-- Start DATASET EXCERPT --

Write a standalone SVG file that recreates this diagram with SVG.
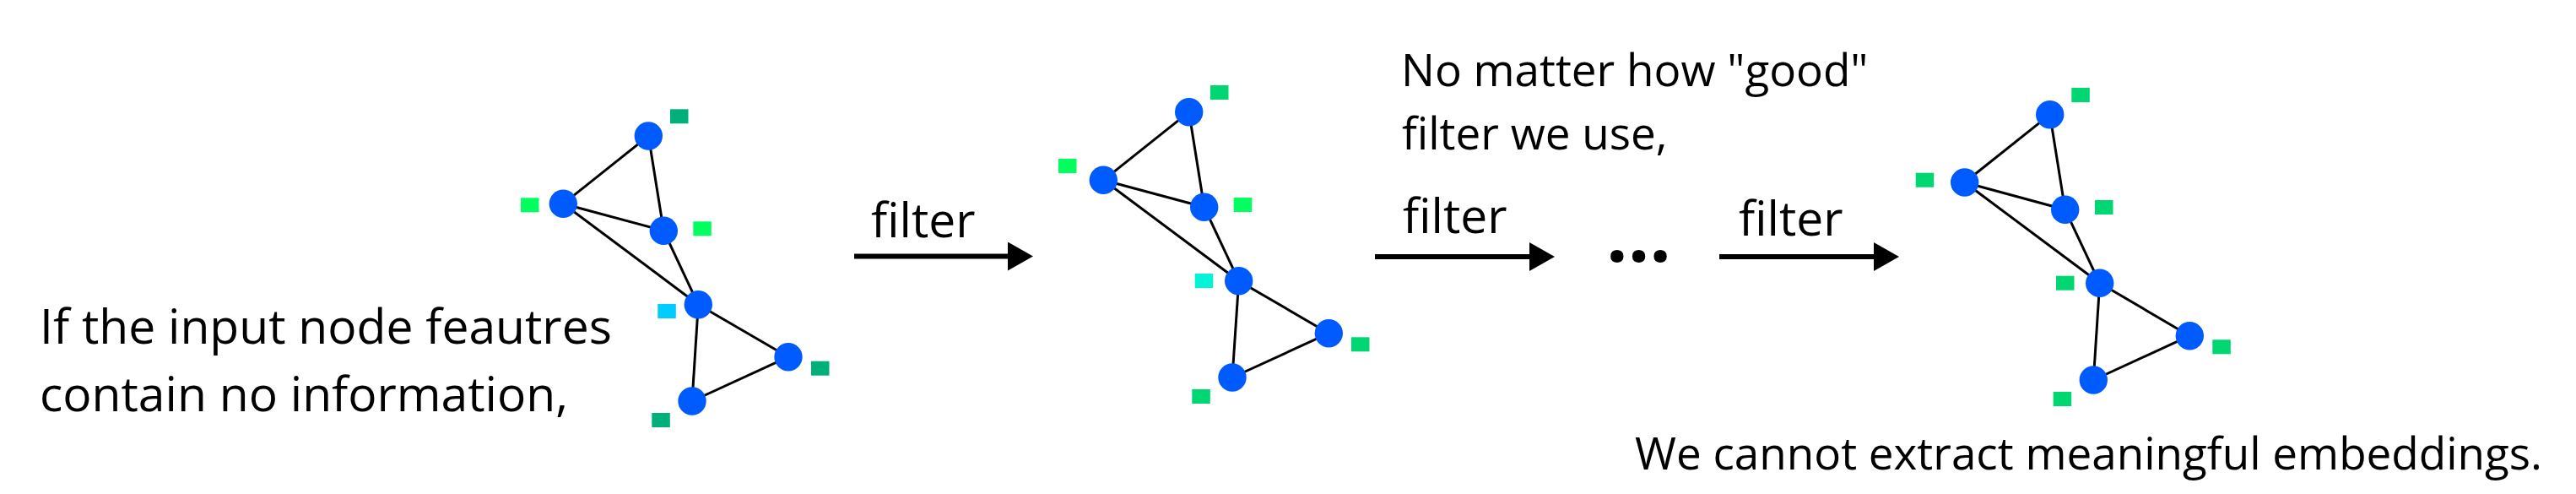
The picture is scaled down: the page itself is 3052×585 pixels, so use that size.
<svg xmlns="http://www.w3.org/2000/svg" width="3052" height="585" viewBox="0 0 3052 585">
<style>
  .bg { fill: #ffffff; }
  .node { fill: #005BFF; }
  .edge { stroke: #000000; stroke-width: 3; fill: none; }
  .arrow { stroke: #000000; stroke-width: 6; fill: none; marker-end: url(#head); }
  .txt { font-family: "Open Sans", "Noto Sans", "Liberation Sans", sans-serif; fill: #000000; }
  .t57 { font-size: 57px; }
  .t53 { font-size: 53px; }
  .dots { font-family: "Open Sans", "Noto Sans", sans-serif; font-weight: bold; font-size: 90px; fill: #000000; }
  .teal { fill: #00B07A; }
  .lime { fill: #00FF5F; }
  .cyan { fill: #00CCFF; }
  .aqua { fill: #00F5D6; }
  .mid { fill: #00D672; }
</style>
<defs>
  <marker id="head" markerUnits="userSpaceOnUse" markerWidth="30" markerHeight="34" refX="1" refY="17" orient="auto" viewBox="0 0 30 34">
    <path d="M0,0 L30,17 L0,34 Z" fill="#000000"/>
  </marker>
</defs>
<rect class="bg" x="0" y="0" width="3052" height="585"/>

<g id="connectors">
  <!-- graph 1 edges -->
  <line class="edge" x1="768.3" y1="161" x2="667.3" y2="241.3"/>
  <line class="edge" x1="768.3" y1="161" x2="786.3" y2="273.3"/>
  <line class="edge" x1="667.3" y1="241.3" x2="786.3" y2="273.3"/>
  <line class="edge" x1="667.3" y1="241.3" x2="827.3" y2="360.7"/>
  <line class="edge" x1="786.3" y1="273.3" x2="827.3" y2="360.7"/>
  <line class="edge" x1="827.3" y1="360.7" x2="934" y2="422.7"/>
  <line class="edge" x1="827.3" y1="360.7" x2="820" y2="475"/>
  <line class="edge" x1="934" y1="422.7" x2="820" y2="475"/>
  <!-- graph 2 edges -->
  <line class="edge" x1="1408.7" y1="132.7" x2="1307.3" y2="213.3"/>
  <line class="edge" x1="1408.7" y1="132.7" x2="1426.7" y2="245.3"/>
  <line class="edge" x1="1307.3" y1="213.3" x2="1426.7" y2="245.3"/>
  <line class="edge" x1="1307.3" y1="213.3" x2="1467.7" y2="332.7"/>
  <line class="edge" x1="1426.7" y1="245.3" x2="1467.7" y2="332.7"/>
  <line class="edge" x1="1467.7" y1="332.7" x2="1574.3" y2="394.7"/>
  <line class="edge" x1="1467.7" y1="332.7" x2="1460" y2="447"/>
  <line class="edge" x1="1574.3" y1="394.7" x2="1460" y2="447"/>
  <!-- graph 3 edges -->
  <line class="edge" x1="2428.7" y1="135.7" x2="2327.7" y2="216"/>
  <line class="edge" x1="2428.7" y1="135.7" x2="2446.7" y2="248.3"/>
  <line class="edge" x1="2327.7" y1="216" x2="2446.7" y2="248.3"/>
  <line class="edge" x1="2327.7" y1="216" x2="2487.7" y2="335.3"/>
  <line class="edge" x1="2446.7" y1="248.3" x2="2487.7" y2="335.3"/>
  <line class="edge" x1="2487.7" y1="335.3" x2="2594.3" y2="397.7"/>
  <line class="edge" x1="2487.7" y1="335.3" x2="2480.3" y2="450"/>
  <line class="edge" x1="2594.3" y1="397.7" x2="2480.3" y2="450"/>
  <!-- filter arrows -->
  <line class="arrow" x1="1012" y1="303.5" x2="1195" y2="303.5"/>
  <line class="arrow" x1="1629" y1="304" x2="1813" y2="304"/>
  <line class="arrow" x1="2037" y1="304" x2="2221" y2="304"/>
</g>

<g id="graph1">
  <g id="g1-a"><circle class="node" cx="768.3" cy="161" r="16.7"/><rect class="teal" x="794" y="129.3" width="21.5" height="17"/></g>
  <g id="g1-b"><circle class="node" cx="667.3" cy="241.3" r="16.7"/><rect class="lime" x="617" y="234.3" width="21.5" height="17"/></g>
  <g id="g1-c"><circle class="node" cx="786.3" cy="273.3" r="16.7"/><rect class="lime" x="821.3" y="262.3" width="21.5" height="17"/></g>
  <g id="g1-d"><circle class="node" cx="827.3" cy="360.7" r="16.7"/><rect class="cyan" x="779.3" y="360" width="21.5" height="17"/></g>
  <g id="g1-e"><circle class="node" cx="934" cy="422.7" r="16.7"/><rect class="teal" x="961" y="427.7" width="21.5" height="17"/></g>
  <g id="g1-f"><circle class="node" cx="820" cy="475" r="16.7"/><rect class="teal" x="772.3" y="489" width="21.5" height="17"/></g>
</g>

<g id="graph2">
  <g id="g2-a"><circle class="node" cx="1408.7" cy="132.7" r="16.7"/><rect class="mid" x="1434" y="101" width="21.5" height="17"/></g>
  <g id="g2-b"><circle class="node" cx="1307.3" cy="213.3" r="16.7"/><rect class="lime" x="1254" y="188" width="21.5" height="17"/></g>
  <g id="g2-c"><circle class="node" cx="1426.7" cy="245.3" r="16.7"/><rect class="lime" x="1461.7" y="234" width="21.5" height="17"/></g>
  <g id="g2-d"><circle class="node" cx="1467.7" cy="332.7" r="16.7"/><rect class="aqua" x="1415.7" y="324" width="21.5" height="17"/></g>
  <g id="g2-e"><circle class="node" cx="1574.3" cy="394.7" r="16.7"/><rect class="mid" x="1601" y="399.3" width="21.5" height="17"/></g>
  <g id="g2-f"><circle class="node" cx="1460" cy="447" r="16.7"/><rect class="mid" x="1412.3" y="461" width="21.5" height="17"/></g>
</g>

<g id="graph3">
  <g id="g3-a"><circle class="node" cx="2428.7" cy="135.7" r="16.7"/><rect class="mid" x="2454.3" y="104" width="21.5" height="17"/></g>
  <g id="g3-b"><circle class="node" cx="2327.7" cy="216" r="16.7"/><rect class="mid" x="2269.7" y="204.7" width="21.5" height="17"/></g>
  <g id="g3-c"><circle class="node" cx="2446.7" cy="248.3" r="16.7"/><rect class="mid" x="2482" y="237" width="21.5" height="17"/></g>
  <g id="g3-d"><circle class="node" cx="2487.7" cy="335.3" r="16.7"/><rect class="mid" x="2436" y="326.7" width="21.5" height="17"/></g>
  <g id="g3-e"><circle class="node" cx="2594.3" cy="397.7" r="16.7"/><rect class="mid" x="2621.3" y="402.3" width="21.5" height="17"/></g>
  <g id="g3-f"><circle class="node" cx="2480.3" cy="450" r="16.7"/><rect class="mid" x="2432.7" y="464" width="21.5" height="17"/></g>
</g>

<g id="label-input">
  <text class="txt t57" x="47" y="406.7">If the input node feautres</text>
  <text class="txt t57" x="47" y="486.7">contain no information,</text>
</g>
<g id="label-filter1"><text class="txt t57" x="1032" y="281">filter</text></g>
<g id="label-filter2"><text class="txt t57" x="1662" y="276">filter</text></g>
<g id="label-filter3"><text class="txt t57" x="2060" y="279">filter</text></g>
<g id="label-dots"><text class="dots" x="1903" y="310">...</text></g>
<g id="label-nomatter">
  <text class="txt t53" x="1660" y="101.7">No matter how "good"</text>
  <text class="txt t53" x="1661" y="176.7">filter we use,</text>
</g>
<g id="label-result"><text class="txt t53" x="1937" y="555.7">We cannot extract meaningful embeddings.</text></g>
</svg>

-- End DATASET EXCERPT --

● WHAT YOU NEED TO DO: Repeat the data exactly, dropping every picture it holds.

● SOLUTION FOR THIS PROBLEM:
Write a standalone SVG file that recreates this diagram with SVG.
The picture is scaled down: the page itself is 3052×585 pixels, so use that size.
<svg xmlns="http://www.w3.org/2000/svg" width="3052" height="585" viewBox="0 0 3052 585">
<style>
  .bg { fill: #ffffff; }
  .node { fill: #005BFF; }
  .edge { stroke: #000000; stroke-width: 3; fill: none; }
  .arrow { stroke: #000000; stroke-width: 6; fill: none; marker-end: url(#head); }
  .txt { font-family: "Open Sans", "Noto Sans", "Liberation Sans", sans-serif; fill: #000000; }
  .t57 { font-size: 57px; }
  .t53 { font-size: 53px; }
  .dots { font-family: "Open Sans", "Noto Sans", sans-serif; font-weight: bold; font-size: 90px; fill: #000000; }
  .teal { fill: #00B07A; }
  .lime { fill: #00FF5F; }
  .cyan { fill: #00CCFF; }
  .aqua { fill: #00F5D6; }
  .mid { fill: #00D672; }
</style>
<defs>
  <marker id="head" markerUnits="userSpaceOnUse" markerWidth="30" markerHeight="34" refX="1" refY="17" orient="auto" viewBox="0 0 30 34">
    <path d="M0,0 L30,17 L0,34 Z" fill="#000000"/>
  </marker>
</defs>
<rect class="bg" x="0" y="0" width="3052" height="585"/>

<g id="connectors">
  <!-- graph 1 edges -->
  <line class="edge" x1="768.3" y1="161" x2="667.3" y2="241.3"/>
  <line class="edge" x1="768.3" y1="161" x2="786.3" y2="273.3"/>
  <line class="edge" x1="667.3" y1="241.3" x2="786.3" y2="273.3"/>
  <line class="edge" x1="667.3" y1="241.3" x2="827.3" y2="360.7"/>
  <line class="edge" x1="786.3" y1="273.3" x2="827.3" y2="360.7"/>
  <line class="edge" x1="827.3" y1="360.7" x2="934" y2="422.7"/>
  <line class="edge" x1="827.3" y1="360.7" x2="820" y2="475"/>
  <line class="edge" x1="934" y1="422.7" x2="820" y2="475"/>
  <!-- graph 2 edges -->
  <line class="edge" x1="1408.7" y1="132.7" x2="1307.3" y2="213.3"/>
  <line class="edge" x1="1408.7" y1="132.7" x2="1426.7" y2="245.3"/>
  <line class="edge" x1="1307.3" y1="213.3" x2="1426.7" y2="245.3"/>
  <line class="edge" x1="1307.3" y1="213.3" x2="1467.7" y2="332.7"/>
  <line class="edge" x1="1426.7" y1="245.3" x2="1467.7" y2="332.7"/>
  <line class="edge" x1="1467.7" y1="332.7" x2="1574.3" y2="394.7"/>
  <line class="edge" x1="1467.7" y1="332.7" x2="1460" y2="447"/>
  <line class="edge" x1="1574.3" y1="394.7" x2="1460" y2="447"/>
  <!-- graph 3 edges -->
  <line class="edge" x1="2428.7" y1="135.7" x2="2327.7" y2="216"/>
  <line class="edge" x1="2428.7" y1="135.7" x2="2446.7" y2="248.3"/>
  <line class="edge" x1="2327.7" y1="216" x2="2446.7" y2="248.3"/>
  <line class="edge" x1="2327.7" y1="216" x2="2487.7" y2="335.3"/>
  <line class="edge" x1="2446.7" y1="248.3" x2="2487.7" y2="335.3"/>
  <line class="edge" x1="2487.7" y1="335.3" x2="2594.3" y2="397.7"/>
  <line class="edge" x1="2487.7" y1="335.3" x2="2480.3" y2="450"/>
  <line class="edge" x1="2594.3" y1="397.7" x2="2480.3" y2="450"/>
  <!-- filter arrows -->
  <line class="arrow" x1="1012" y1="303.5" x2="1195" y2="303.5"/>
  <line class="arrow" x1="1629" y1="304" x2="1813" y2="304"/>
  <line class="arrow" x1="2037" y1="304" x2="2221" y2="304"/>
</g>

<g id="graph1">
  <g id="g1-a"><circle class="node" cx="768.3" cy="161" r="16.7"/><rect class="teal" x="794" y="129.3" width="21.5" height="17"/></g>
  <g id="g1-b"><circle class="node" cx="667.3" cy="241.3" r="16.7"/><rect class="lime" x="617" y="234.3" width="21.5" height="17"/></g>
  <g id="g1-c"><circle class="node" cx="786.3" cy="273.3" r="16.7"/><rect class="lime" x="821.3" y="262.3" width="21.5" height="17"/></g>
  <g id="g1-d"><circle class="node" cx="827.3" cy="360.7" r="16.7"/><rect class="cyan" x="779.3" y="360" width="21.5" height="17"/></g>
  <g id="g1-e"><circle class="node" cx="934" cy="422.7" r="16.7"/><rect class="teal" x="961" y="427.7" width="21.5" height="17"/></g>
  <g id="g1-f"><circle class="node" cx="820" cy="475" r="16.7"/><rect class="teal" x="772.3" y="489" width="21.5" height="17"/></g>
</g>

<g id="graph2">
  <g id="g2-a"><circle class="node" cx="1408.7" cy="132.7" r="16.7"/><rect class="mid" x="1434" y="101" width="21.5" height="17"/></g>
  <g id="g2-b"><circle class="node" cx="1307.3" cy="213.3" r="16.7"/><rect class="lime" x="1254" y="188" width="21.5" height="17"/></g>
  <g id="g2-c"><circle class="node" cx="1426.7" cy="245.3" r="16.7"/><rect class="lime" x="1461.7" y="234" width="21.5" height="17"/></g>
  <g id="g2-d"><circle class="node" cx="1467.7" cy="332.7" r="16.7"/><rect class="aqua" x="1415.7" y="324" width="21.5" height="17"/></g>
  <g id="g2-e"><circle class="node" cx="1574.3" cy="394.7" r="16.7"/><rect class="mid" x="1601" y="399.3" width="21.5" height="17"/></g>
  <g id="g2-f"><circle class="node" cx="1460" cy="447" r="16.7"/><rect class="mid" x="1412.3" y="461" width="21.5" height="17"/></g>
</g>

<g id="graph3">
  <g id="g3-a"><circle class="node" cx="2428.7" cy="135.7" r="16.7"/><rect class="mid" x="2454.3" y="104" width="21.5" height="17"/></g>
  <g id="g3-b"><circle class="node" cx="2327.7" cy="216" r="16.7"/><rect class="mid" x="2269.7" y="204.7" width="21.5" height="17"/></g>
  <g id="g3-c"><circle class="node" cx="2446.7" cy="248.3" r="16.7"/><rect class="mid" x="2482" y="237" width="21.5" height="17"/></g>
  <g id="g3-d"><circle class="node" cx="2487.7" cy="335.3" r="16.7"/><rect class="mid" x="2436" y="326.7" width="21.5" height="17"/></g>
  <g id="g3-e"><circle class="node" cx="2594.3" cy="397.7" r="16.7"/><rect class="mid" x="2621.3" y="402.3" width="21.5" height="17"/></g>
  <g id="g3-f"><circle class="node" cx="2480.3" cy="450" r="16.7"/><rect class="mid" x="2432.7" y="464" width="21.5" height="17"/></g>
</g>

<g id="label-input">
  <text class="txt t57" x="47" y="406.7">If the input node feautres</text>
  <text class="txt t57" x="47" y="486.7">contain no information,</text>
</g>
<g id="label-filter1"><text class="txt t57" x="1032" y="281">filter</text></g>
<g id="label-filter2"><text class="txt t57" x="1662" y="276">filter</text></g>
<g id="label-filter3"><text class="txt t57" x="2060" y="279">filter</text></g>
<g id="label-dots"><text class="dots" x="1903" y="310">...</text></g>
<g id="label-nomatter">
  <text class="txt t53" x="1660" y="101.7">No matter how "good"</text>
  <text class="txt t53" x="1661" y="176.7">filter we use,</text>
</g>
<g id="label-result"><text class="txt t53" x="1937" y="555.7">We cannot extract meaningful embeddings.</text></g>
</svg>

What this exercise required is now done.